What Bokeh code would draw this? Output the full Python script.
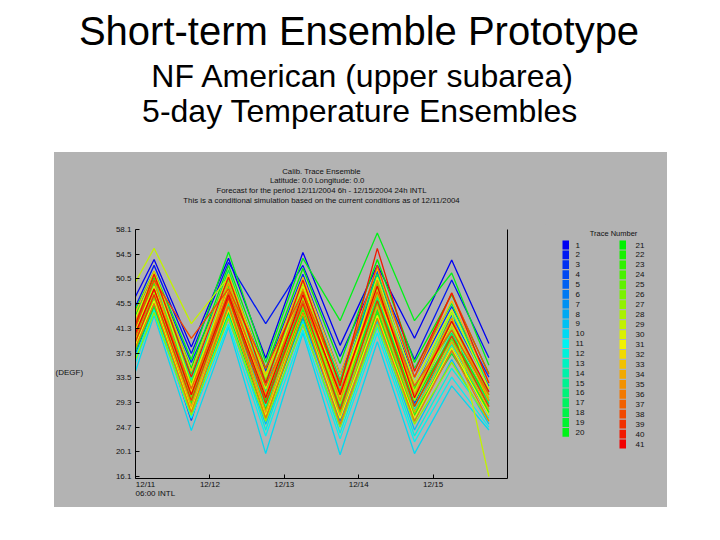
import colorsys
from bokeh.plotting import figure
from bokeh.models import Range1d, FixedTicker, LinearAxis, Spacer
from bokeh.layouts import column, row
from bokeh.embed import file_html
from bokeh.resources import INLINE
from bokeh.core.properties import value

# ---------------- data ----------------
hours = [0, 6, 18, 30, 42, 54, 66, 78, 90, 102, 114]   # hours after 12/11 06:00 INTL

tr01 = [46.7, 53.0, 38.1, 53.2, 36.2, 54.2, 38.4, 52.0, 39.6, 52.9, 38.7]
tr02 = [45.0, 52.0, 37.0, 52.5, 42.1, 52.0, 36.5, 50.5, 36.0, 49.5, 36.3]
tr03 = [44.0, 50.5, 35.5, 50.0, 34.0, 50.5, 33.5, 49.0, 33.0, 45.0, 33.0]
tr04 = [37.0, 45.2, 25.6, 46.0, 27.5, 48.0, 29.0, 47.0, 28.5, 42.0, 29.0]
tr05 = [42.5, 49.0, 31.0, 48.5, 31.5, 47.5, 30.0, 51.0, 31.0, 43.5, 31.5]
tr06 = [40.0, 47.5, 29.0, 46.5, 29.0, 45.5, 27.5, 46.0, 27.0, 40.0, 28.0]
tr07 = [39.0, 46.0, 30.5, 44.5, 26.5, 43.0, 25.5, 44.0, 26.0, 37.5, 26.5]
tr08 = [41.5, 48.0, 33.0, 47.0, 31.0, 46.0, 32.0, 48.5, 29.5, 41.5, 30.5]
tr09 = [38.5, 45.5, 28.0, 43.0, 25.0, 42.0, 24.5, 42.5, 24.0, 36.0, 25.0]
tr10 = [34.0, 43.5, 23.9, 41.5, 20.0, 40.5, 19.8, 39.0, 20.0, 31.5, 24.0]
tr11 = [35.5, 44.0, 26.0, 42.0, 23.0, 41.0, 22.5, 40.5, 22.0, 33.0, 24.5]
tr12 = [36.5, 44.5, 27.0, 43.5, 24.0, 42.5, 23.5, 41.5, 23.0, 34.5, 26.0]
tr13 = [40.5, 47.0, 30.0, 45.0, 28.0, 44.0, 27.0, 45.0, 27.5, 38.5, 28.5]
tr14 = [43.0, 49.5, 32.5, 49.0, 32.0, 48.5, 31.0, 49.5, 32.0, 44.0, 32.0]
tr15 = [38.0, 46.5, 28.5, 45.5, 27.0, 45.0, 26.5, 43.0, 25.5, 39.0, 27.0]
tr16 = [41.0, 48.5, 31.5, 47.5, 30.5, 47.0, 29.5, 46.5, 30.0, 41.0, 29.5]
tr17 = [39.5, 47.0, 29.5, 48.0, 29.5, 46.0, 28.0, 47.5, 28.0, 40.5, 28.5]
tr18 = [42.0, 50.0, 33.5, 51.2, 33.0, 49.0, 32.5, 50.5, 34.5, 45.5, 31.0]
tr19 = [37.5, 45.0, 27.5, 44.0, 26.0, 43.5, 26.0, 44.5, 27.0, 37.0, 27.5]
tr20 = [44.5, 51.0, 36.0, 54.3, 35.5, 53.2, 42.6, 57.5, 42.6, 50.7, 35.0]
tr21 = [43.5, 50.0, 34.5, 52.0, 34.5, 51.5, 35.3, 53.0, 35.5, 47.0, 33.6]
tr22 = [40.0, 47.5, 30.5, 46.0, 29.0, 46.5, 29.0, 46.0, 29.0, 40.0, 29.0]
tr23 = [38.0, 46.0, 28.5, 45.0, 27.5, 44.5, 27.0, 44.0, 26.5, 38.0, 27.0]
tr24 = [41.5, 49.0, 32.0, 48.5, 31.0, 48.0, 31.5, 49.0, 31.0, 42.5, 30.0]
tr25 = [39.0, 46.5, 29.5, 47.0, 28.5, 45.0, 28.5, 45.5, 28.0, 39.5, 28.0]
tr26 = [42.0, 48.0, 31.0, 49.5, 32.5, 47.5, 30.5, 47.0, 30.5, 43.0, 30.0]
tr27 = [36.0, 44.0, 26.5, 43.0, 25.5, 42.0, 24.5, 42.0, 25.0, 35.5, 25.5]
tr28 = [40.5, 47.5, 29.0, 46.5, 30.0, 46.5, 28.5, 48.0, 29.0, 41.5, 29.5]
tr29 = [49.2, 54.9, 42.1, 50.0, 33.0, 49.0, 31.5, 48.5, 30.5, 44.0, 16.1]
tr30 = [43.0, 50.5, 31.5, 49.0, 31.0, 48.5, 30.0, 50.0, 32.0, 44.5, 31.0]
tr31 = [38.5, 46.0, 27.5, 44.5, 26.5, 44.0, 26.0, 43.5, 26.0, 38.0, 26.5]
tr32 = [41.0, 48.5, 30.5, 48.0, 29.5, 47.0, 29.5, 47.5, 29.5, 42.0, 29.0]
tr33 = [44.0, 51.0, 34.0, 50.5, 33.5, 50.0, 33.5, 51.5, 33.0, 46.0, 32.0]
tr34 = [39.5, 47.0, 28.0, 46.0, 27.0, 45.5, 26.5, 45.0, 27.0, 39.0, 27.5]
tr35 = [42.5, 49.5, 30.0, 49.0, 30.0, 48.0, 29.0, 49.5, 30.0, 43.0, 29.0]
tr36 = [38.0, 45.5, 27.0, 45.0, 26.0, 44.0, 25.0, 43.0, 25.5, 37.5, 25.5]
tr37 = [40.0, 48.0, 31.0, 47.5, 31.5, 46.0, 30.5, 47.5, 31.5, 41.0, 30.0]
tr38 = [41.5, 49.5, 39.6, 48.0, 34.5, 47.5, 32.0, 52.0, 33.0, 47.3, 33.5]
tr39 = [39.0, 47.0, 29.0, 46.5, 28.5, 45.5, 27.5, 46.0, 28.0, 40.0, 28.0]
tr40 = [42.0, 50.5, 33.0, 50.0, 32.0, 49.5, 31.5, 54.9, 34.0, 47.3, 32.0]
tr41 = [40.5, 48.0, 30.0, 47.0, 29.5, 47.0, 30.0, 48.5, 29.5, 42.5, 30.5]

traces = [tr01, tr02, tr03, tr04, tr05, tr06, tr07, tr08, tr09, tr10,
          tr11, tr12, tr13, tr14, tr15, tr16, tr17, tr18, tr19, tr20,
          tr21, tr22, tr23, tr24, tr25, tr26, tr27, tr28, tr29, tr30,
          tr31, tr32, tr33, tr34, tr35, tr36, tr37, tr38, tr39, tr40, tr41]
trace_numbers = list(range(1, 42))

x_tick_hours = [0, 24, 48, 72, 96]
x_tick_labels = ["12/11", "12/12", "12/13", "12/14", "12/15"]
x_tick_sublabel = "06:00 INTL"
y_tick_values = [16.1, 20.3, 24.5, 28.7, 32.9, 37.1, 41.3, 45.5, 49.7, 53.9, 58.1]
y_tick_labels = ["16.1", "20.1", "24.7", "29.3", "33.5", "37.5", "41.3", "45.5", "50.5", "54.5", "58.1"]
y_unit = "(DEGF)"
legend_title = "Trace Number"

title_lines = ["Short-term Ensemble Prototype", "NF American (upper subarea)", "5-day Temperature Ensembles"]
header_lines = ["Calib. Trace Ensemble",
                "Latitude: 0.0     Longitude: 0.0",
                "Forecast for the period 12/11/2004 6h - 12/15/2004 24h INTL",
                "This is a conditional simulation based on the current conditions as of 12/11/2004"]

# ---------------- styles ----------------
FONT = "Liberation Sans"
GRAY = "#b3b3b3"
INK = "#111111"
TOP_B, BOT_B = 5, 29          # shared top/bottom borders of the plots in the chart row

def trace_color(i, n):
    h = (240.0 * (1 - i / (n - 1))) / 360.0
    r, g, b = colorsys.hsv_to_rgb(h, 1.0, 0.95)
    return "#%02x%02x%02x" % (int(r * 255), int(g * 255), int(b * 255))

colors = [trace_color(i, len(traces)) for i in range(len(traces))]


def blank_fig(w, h, x0, x1, y0, y1, fill, top=0, bottom=0):
    f = figure(width=w, height=h, x_range=Range1d(x0, x1), y_range=Range1d(y1, y0),
               x_axis_type=None, y_axis_type=None, output_backend="svg",
               toolbar_location=None, min_border=0, min_border_top=top, min_border_bottom=bottom)
    f.grid.visible = False
    f.outline_line_color = None
    f.background_fill_color = fill
    f.border_fill_color = fill
    return f

# ---------------- slide title (page pixels) ----------------
tf = blank_fig(704, 152, 0, 704, 0, 152, "white")
tf.text(x=[358.5], y=[30], text=[title_lines[0]], text_font=value(FONT), text_font_size="40px",
        text_align="center", text_baseline="middle", text_color="black")
tf.text(x=[362.5, 359.5], y=[75, 110], text=title_lines[1:], text_font=value(FONT),
        text_font_size="32px", text_align="center", text_baseline="middle", text_color="black")

# ---------------- header of the embedded chart ----------------
hf = blank_fig(613, 72, 54, 667, 152, 224, GRAY)
hf.text(x=[321] * 4, y=[170.7, 180.3, 190.0, 199.5], text=header_lines, text_font=value(FONT),
        text_font_size="7.8px", text_align="center", text_baseline="middle", text_color=INK)

# ---------------- y unit text at left (frame = page y 229..478) ----------------
lf = blank_fig(46, 283, 54, 100, 229, 478, GRAY, TOP_B, BOT_B)
lf.text(x=[55], y=[371.5], text=[y_unit], text_font=value(FONT), text_font_size="8px",
        text_align="left", text_baseline="middle", text_color=INK)

# ---------------- main chart ----------------
p = figure(width=445, height=283, x_range=Range1d(0, 120), y_range=Range1d(15.76, 58.1),
           output_backend="svg", toolbar_location=None,
           min_border_left=35, min_border_right=38, min_border_top=TOP_B, min_border_bottom=BOT_B)
p.background_fill_color = GRAY
p.border_fill_color = GRAY
p.outline_line_color = None
p.grid.visible = False

for i, tr in enumerate(traces):
    p.line(hours, tr, line_color=colors[i], line_width=1.3)

NBSP = "\u00a0"
xa = p.xaxis[0]
xa.ticker = FixedTicker(ticks=x_tick_hours)
# the first date label starts at its tick in the original, so it is padded on the left
xa.major_label_overrides = {t: ((NBSP * 9 + l) if k == 0 else l)
                            for k, (t, l) in enumerate(zip(x_tick_hours, x_tick_labels))}
xa.major_label_standoff = 1
ya = p.yaxis[0]
ya.ticker = FixedTicker(ticks=y_tick_values)
ya.major_label_overrides = {t: l for t, l in zip(y_tick_values, y_tick_labels)}
ya.major_label_standoff = 4
for ax in (xa, ya):
    ax.major_tick_in = 4
    ax.major_tick_out = 0
    ax.minor_tick_line_color = None
    ax.axis_line_color = "black"
    ax.major_tick_line_color = "black"
    ax.major_label_text_font = FONT
    ax.major_label_text_font_size = "8px"
    ax.major_label_text_color = INK

sub_pos = round(19.8 / 3.1, 2)
xc = LinearAxis(ticker=FixedTicker(ticks=[sub_pos]),
                major_label_overrides={sub_pos: x_tick_sublabel},
                axis_line_color=None, major_tick_line_color=None, minor_tick_line_color=None,
                major_tick_in=0, major_tick_out=0,
                major_label_text_font=FONT, major_label_text_font_size="8px",
                major_label_text_color=INK, major_label_standoff=-3)
p.add_layout(xc, "below")

ra = LinearAxis(ticker=FixedTicker(ticks=[]), major_tick_line_color=None,
                minor_tick_line_color=None, major_tick_in=0, major_tick_out=0,
                axis_line_color="black")
p.add_layout(ra, "right")

# ---------------- legend (frame = page y 229..478) ----------------
gf = blank_fig(122, 283, 545, 667, 229, 478, GRAY, TOP_B, BOT_B)
gf.text(x=[613], y=[233], text=[legend_title], text_font=value(FONT), text_font_size="7.5px",
        text_align="center", text_baseline="middle", text_color=INK)
sw_left, sw_y, lab_x = [], [], []
for k in range(len(trace_numbers)):
    if k < 20:
        sw_left.append(562); lab_x.append(575); sw_y.append(244.5 + 9.86 * k)
    else:
        sw_left.append(619); lab_x.append(635); sw_y.append(244.5 + 9.95 * (k - 20))
gf.quad(left=sw_left, right=[v + 6.5 for v in sw_left], top=[v - 4.4 for v in sw_y],
        bottom=[v + 4.4 for v in sw_y], fill_color=colors, line_color=None)
gf.text(x=lab_x, y=sw_y, text=[str(n) for n in trace_numbers], text_font=value(FONT),
        text_font_size="8px", text_align="left", text_baseline="middle", text_color=INK)

bg = {"background-color": GRAY}
chart_row = row(lf, p, gf, styles=bg)
gray_block = column(hf, chart_row, styles=bg)
layout = column(tf, row(Spacer(width=54, height=355), gray_block))
open("out.html", "w").write(file_html(layout, INLINE))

·····

▶ **JOB**:
Write out nothing but the lines from the start of the data through the line with "12/11 06:00 INTL". Leave out the pictures.

▶ **ANSWER TO THIS TASK**:
What Bokeh code would draw this? Output the full Python script.
import colorsys
from bokeh.plotting import figure
from bokeh.models import Range1d, FixedTicker, LinearAxis, Spacer
from bokeh.layouts import column, row
from bokeh.embed import file_html
from bokeh.resources import INLINE
from bokeh.core.properties import value

# ---------------- data ----------------
hours = [0, 6, 18, 30, 42, 54, 66, 78, 90, 102, 114]   # hours after 12/11 06:00 INTL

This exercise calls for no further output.